As a conclusion, Android L also introduces ART an AOT technique of compilation ("similar" with CR) meaning that (most of) compilation will happen on install time, making at least compilation to be program wide and I would expect as the Google team will improve the ART runtime, will make it very likely faster (if is not already) than V8.
So, how to spot bad benchmarks?
Every benchmarks which are not made for the domain of the user (typically your application), you should state upfront is a bad benchmark. Even more when is comparing "runtimes" or VMs in different class.

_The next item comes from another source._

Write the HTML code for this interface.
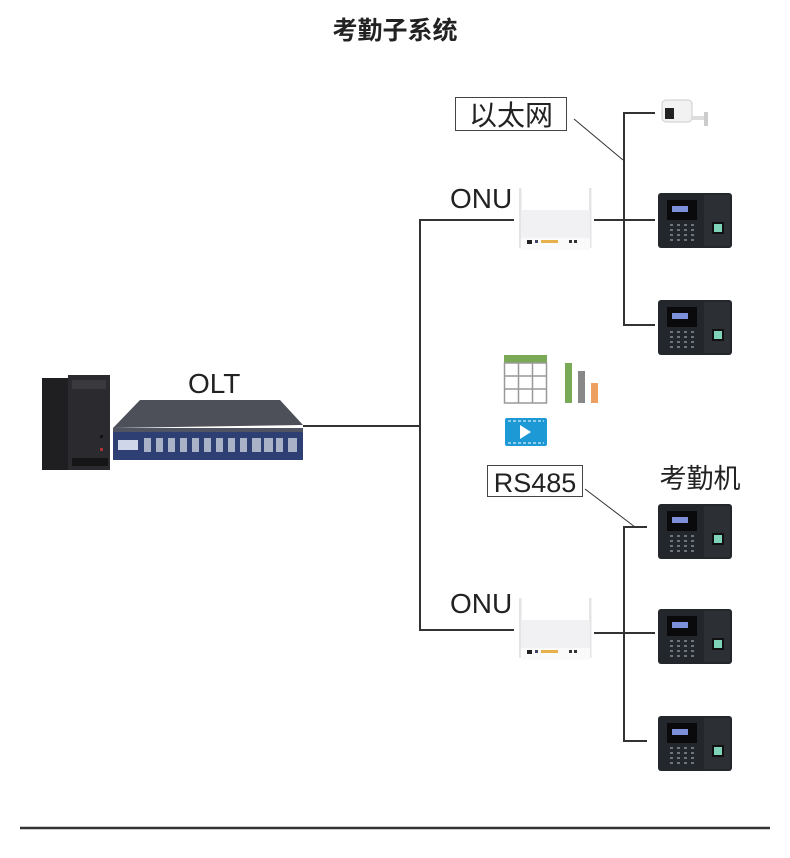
<!DOCTYPE html>
<html><head><meta charset="utf-8"><style>
html,body{margin:0;padding:0;background:#fff;}
svg{display:block;}
text{font-family:"Liberation Sans","Noto Sans CJK SC",sans-serif;}
.cjk{font-family:"Noto Sans CJK SC",sans-serif;}
</style></head><body>
<svg width="790" height="858" viewBox="0 0 790 858" xmlns="http://www.w3.org/2000/svg">
<defs>
<g id="att">
  <rect x="0" y="0" width="74" height="55" rx="3" fill="#23272b"/>
  <rect x="46" y="2" width="26" height="51" fill="#2c3034"/>
  <rect x="9" y="7" width="30" height="20" fill="#0a0a0c"/>
  <rect x="14" y="13" width="16" height="6" fill="#7c8fd8"/>
  <g fill="#6d747a">
    <rect x="12" y="31" width="3" height="2"/><rect x="19" y="31" width="3" height="2"/><rect x="26" y="31" width="3" height="2"/><rect x="33" y="31" width="3" height="2"/>
    <rect x="12" y="36" width="3" height="2"/><rect x="19" y="36" width="3" height="2"/><rect x="26" y="36" width="3" height="2"/><rect x="33" y="36" width="3" height="2"/>
    <rect x="12" y="41" width="3" height="2"/><rect x="19" y="41" width="3" height="2"/><rect x="26" y="41" width="3" height="2"/><rect x="33" y="41" width="3" height="2"/>
    <rect x="12" y="46" width="3" height="2"/><rect x="19" y="46" width="3" height="2"/><rect x="26" y="46" width="3" height="2"/><rect x="33" y="46" width="3" height="2"/>
  </g>
  <rect x="54" y="29" width="12" height="12" fill="#111"/>
  <rect x="56" y="31" width="8" height="8" fill="#7fd3b8"/>
</g>
<g id="onu">
  <rect x="0" y="0" width="2.5" height="60" fill="#e4e4e4"/>
  <rect x="70" y="0" width="2.5" height="60" fill="#e4e4e4"/>
  <rect x="2" y="22" width="69" height="40" fill="#f1f1f3"/>
  <rect x="2" y="50" width="69" height="12" fill="#fafafa"/>
  <rect x="8" y="52" width="5" height="4" fill="#222"/>
  <rect x="16" y="52" width="3" height="3" fill="#446"/>
  <rect x="22" y="52" width="17" height="3" fill="#e8b04a"/>
  <rect x="50" y="52" width="3" height="3" fill="#333"/>
  <rect x="55" y="52" width="3" height="3" fill="#333"/>
</g>
</defs>

<text x="395" y="39" font-size="25" font-weight="bold" text-anchor="middle" fill="#222">考勤子系统</text>

<rect x="42" y="378" width="66" height="92" fill="#1f1f22"/>
<polygon points="68,375 110,375 110,470 68,470" fill="#2b2b2f"/>
<rect x="72" y="380" width="34" height="9" fill="#3a3a3e"/>
<rect x="100" y="435" width="3" height="3" fill="#111"/>
<rect x="100" y="448" width="3" height="3" fill="#a33"/>
<rect x="72" y="458" width="36" height="8" fill="#151517"/>

<text x="188" y="393" font-size="28" fill="#222">OLT</text>
<polygon points="140,400 280,400 303,425 113,428" fill="#4d5058"/>
<rect x="113" y="428" width="190" height="32" fill="#2e3f74"/>
<rect x="113" y="428" width="190" height="4" fill="#505462"/>
<rect x="118" y="440" width="20" height="10" fill="#cfd6ea"/>
<g fill="#aab2c8">
<rect x="144" y="438" width="7" height="14"/><rect x="156" y="438" width="7" height="14"/><rect x="168" y="438" width="7" height="14"/><rect x="180" y="438" width="7" height="14"/><rect x="192" y="438" width="7" height="14"/><rect x="204" y="438" width="7" height="14"/><rect x="216" y="438" width="7" height="14"/><rect x="228" y="438" width="7" height="14"/><rect x="240" y="438" width="7" height="14"/><rect x="252" y="438" width="9" height="14"/><rect x="264" y="438" width="9" height="14"/><rect x="276" y="438" width="7" height="14"/><rect x="288" y="438" width="9" height="14"/>
</g>

<g stroke="#333" stroke-width="2" fill="none">
<line x1="303" y1="426" x2="421" y2="426"/>
<polyline points="514,220 420,220 420,630 514,630"/>
<polyline points="655,113 624,113 624,325 655,325"/>
<line x1="594" y1="220" x2="655" y2="220"/>
<polyline points="647,527 624,527 624,741 647,741"/>
<line x1="594" y1="633" x2="655" y2="633"/>
</g>
<line x1="574" y1="119" x2="623" y2="160" stroke="#333" stroke-width="1"/>
<line x1="585" y1="489" x2="635" y2="527" stroke="#333" stroke-width="1"/>
<line x1="20" y1="828" x2="770" y2="828" stroke="#333" stroke-width="2.5"/>

<rect x="455.5" y="97.5" width="111" height="33" fill="#fff" stroke="#444" stroke-width="1"/>
<text x="511" y="125" font-size="28" text-anchor="middle" fill="#222" class="cjk">以太网</text>
<text x="450" y="208" font-size="28" fill="#222">ONU</text>
<text x="450" y="613" font-size="28" fill="#222">ONU</text>
<rect x="487.5" y="465.5" width="95" height="31" fill="#fff" stroke="#444" stroke-width="1"/>
<text x="535" y="492" font-size="27" text-anchor="middle" fill="#222">RS485</text>
<text x="700" y="488" font-size="27" text-anchor="middle" fill="#222" class="cjk">考勤机</text>

<use href="#onu" x="519" y="188"/>
<use href="#onu" x="519" y="598"/>

<rect x="662" y="100" width="30" height="22" rx="4" fill="#f2f2f2" stroke="#ccc"/>
<rect x="665" y="108" width="9" height="11" fill="#222"/>
<rect x="692" y="116" width="16" height="4" fill="#ddd"/>
<rect x="704" y="112" width="4" height="14" fill="#ccc"/>

<use href="#att" x="658" y="193"/>
<use href="#att" x="658" y="300"/>
<use href="#att" x="658" y="504"/>
<use href="#att" x="658" y="609"/>
<use href="#att" x="658" y="716"/>

<rect x="504" y="355" width="43" height="8" fill="#7aaa55"/>
<g stroke="#999" stroke-width="1.5" fill="none">
<rect x="504.5" y="363" width="42" height="40"/>
<line x1="518.5" y1="363" x2="518.5" y2="403"/><line x1="532.5" y1="363" x2="532.5" y2="403"/>
<line x1="504" y1="376" x2="547" y2="376"/><line x1="504" y1="389" x2="547" y2="389"/>
</g>
<rect x="565" y="363" width="7" height="40" fill="#7aaa55"/>
<rect x="578" y="371" width="7" height="32" fill="#888"/>
<rect x="591" y="383" width="7" height="20" fill="#eea060"/>
<rect x="505" y="418" width="42" height="28" rx="2" fill="#1d9ad6"/>
<line x1="508" y1="421" x2="544" y2="421" stroke="#fff" stroke-dasharray="3,2"/>
<line x1="508" y1="443" x2="544" y2="443" stroke="#fff" stroke-dasharray="3,2"/>
<polygon points="520,425 520,439 531,432" fill="#fff"/>
</svg>
</body></html>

This is not to say that are not useful benchmarks, but you can get so easily tricked (and even experts can make mistakes, like this amazing talk of Gil Tene about GC latency and "almost"!) asking your compiler vendor (or JS vendor) to optimize for SunSpider, instead optimizing for your (web) application (like FaceBook, GMail, or what you really use from the web).
Soon I will likely announce my next (not CR related) FOSS project, and will be in the world of Java. The reason is that I understood why Java can give so much performance if written properly and the multitude of tools, but this is for another post. Also, I want to make clear that CR will likely not be updated for a time (excluding someone is interested on some feature and needs assistance).